School districts and private bus contractors in Pennsylvania will now get a summary of a school bus driver’s entire driving history. The change follows a recent fatal school bus crash.
The employers will now receive a one-word description of the severity of every reported crash a bus driver applicant has had. The three word choices are fatal, injury or property, depending on whether the driver caused a death, injury or property damage.
Pennsylvania is making the change, effective in October, after receiving pressure from two state representatives in the wake of the case involving bus driver Frederick Poust III.

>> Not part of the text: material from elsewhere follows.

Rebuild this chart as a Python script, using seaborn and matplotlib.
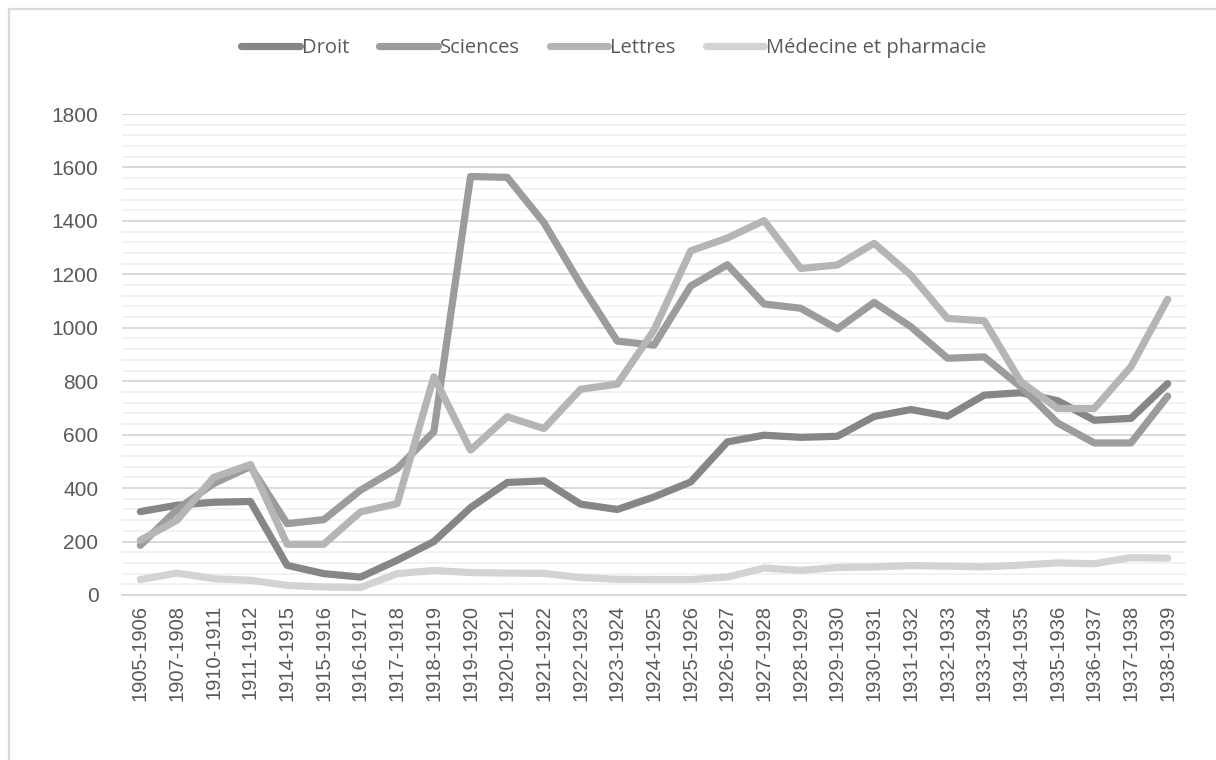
import numpy as np
import pandas as pd
import matplotlib
matplotlib.use("Agg")
import matplotlib.pyplot as plt
import seaborn as sns
from matplotlib.patches import Rectangle

years = ["1905-1906", "1907-1908", "1910-1911", "1911-1912", "1914-1915", "1915-1916",
         "1916-1917", "1917-1918", "1918-1919", "1919-1920", "1920-1921", "1921-1922",
         "1922-1923", "1923-1924", "1924-1925", "1925-1926", "1926-1927", "1927-1928",
         "1928-1929", "1929-1930", "1930-1931", "1931-1932", "1932-1933", "1933-1934",
         "1934-1935", "1935-1936", "1936-1937", "1937-1938", "1938-1939"]

droit = [312, 336, 347, 350, 111, 80, 67, 130, 200, 327, 421, 427, 340, 320, 367, 423,
         573, 598, 590, 594, 668, 694, 669, 748, 757, 727, 654, 661, 791]
sciences = [186, 320, 417, 481, 267, 282, 392, 473, 611, 1566, 1563, 1393, 1162, 950, 935,
            1156, 1236, 1089, 1073, 996, 1095, 1004, 886, 891, 779, 644, 569, 569, 744]
lettres = [205, 280, 440, 488, 190, 190, 311, 342, 817, 542, 667, 623, 770, 789, 991,
           1288, 1336, 1401, 1222, 1235, 1316, 1197, 1035, 1026, 798, 698, 698, 854, 1107]
medecine = [58, 82, 61, 55, 36, 30, 28, 80, 92, 84, 82, 81, 65, 59, 58, 58,
            67, 101, 92, 103, 105, 110, 108, 105, 112, 120, 117, 140, 138]

series_names = ["Droit", "Sciences", "Lettres", "Médecine et pharmacie"]
series_colors = ["#868686", "#9c9c9c", "#b5b5b5", "#d3d3d3"]

df = pd.DataFrame({
    "year": years * 4,
    "value": droit + sciences + lettres + medecine,
    "serie": sum([[n] * len(years) for n in series_names], []),
})

sns.set_theme(style="white")
plt.rcParams["font.family"] = ["Liberation Sans", "DejaVu Sans"]

fig = plt.figure(figsize=(12.16, 7.6), dpi=100)
ax = fig.add_axes([122 / 1216, 1 - 595 / 760, (1186 - 122) / 1216, (595 - 114) / 760])

sns.lineplot(data=df, x="year", y="value", hue="serie", hue_order=series_names,
             palette=series_colors, linewidth=5.2, ax=ax, sort=False,
             solid_capstyle="round", solid_joinstyle="round", legend=True)

ax.set_xlim(-0.5, len(years) - 0.5)
ax.set_ylim(0, 1800)
ax.set_yticks(np.arange(0, 1801, 200))
ax.set_yticks(np.arange(0, 1801, 40), minor=True)
ax.grid(axis="y", which="major", color="#d9d9d9", linewidth=1.4, zorder=0)
ax.grid(axis="y", which="minor", color="#f0f0f0", linewidth=1.2, zorder=0)
ax.grid(axis="x", visible=False)
ax.set_axisbelow(True)
for s in ["top", "right", "left"]:
    ax.spines[s].set_visible(False)
ax.spines["bottom"].set_color("#d9d9d9")
ax.spines["bottom"].set_linewidth(1.4)
ax.tick_params(axis="both", which="both", length=0, colors="#595959")
ax.tick_params(axis="y", labelsize=15, pad=17)
ax.tick_params(axis="x", labelsize=14.5, pad=7)
plt.setp(ax.get_xticklabels(), rotation=90)
ax.set_xlabel("")
ax.set_ylabel("")

handles, labels = ax.get_legend_handles_labels()
ax.get_legend().remove()
leg = fig.legend(handles, labels, loc="center", bbox_to_anchor=(614 / 1216, 1 - 48 / 760),
                 ncol=4, frameon=False, handlelength=2.9, handletextpad=0.1,
                 columnspacing=1.5, labelcolor="#595959",
                 prop={"family": ["Open Sans", "DejaVu Sans"], "size": 14.5})
for h in leg.legend_handles:
    h.set_linewidth(5.2)
    h.set_solid_capstyle("round")

fig.patches.append(Rectangle((9 / 1216, -0.05), 1.2, 1 - 9 / 760 + 0.05, transform=fig.transFigure,
                             fill=False, edgecolor="#d9d9d9", linewidth=1.6))

fig.savefig("out.png", dpi=100, facecolor="white")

Poust faces vehicular homicide charges and 46 counts of reckless endangerment. Police say Poust didn’t stop before turning left into a middle school complex in suburban Philadelphia, and drove directly into the path of a car. The car’s passenger was killed and its driver was seriously injured. Investigators say he’d been talking on his cell phone and listening to music on an MP3 player before, but not at the time of, the crash.
In 1999, Poust was cited with careless driving and a stop sign violation. He was dialing his cell phone when he ran a stop sign and broad-sided another car. A two-year-old girl was killed in the crash. Poust’s punishment: a $50 fine.
His employer, Student Transportation of America, said it checked his driving record, but it didn’t reveal his 1999 crash.
That’s because the Pennsylvania Department of Transportation only releases driving records for the previous ten years for a bus driver applicant.
That’s going to change. Starting in October, school districts and private transportation companies will receive a list of all of an applicant’s reported crashes.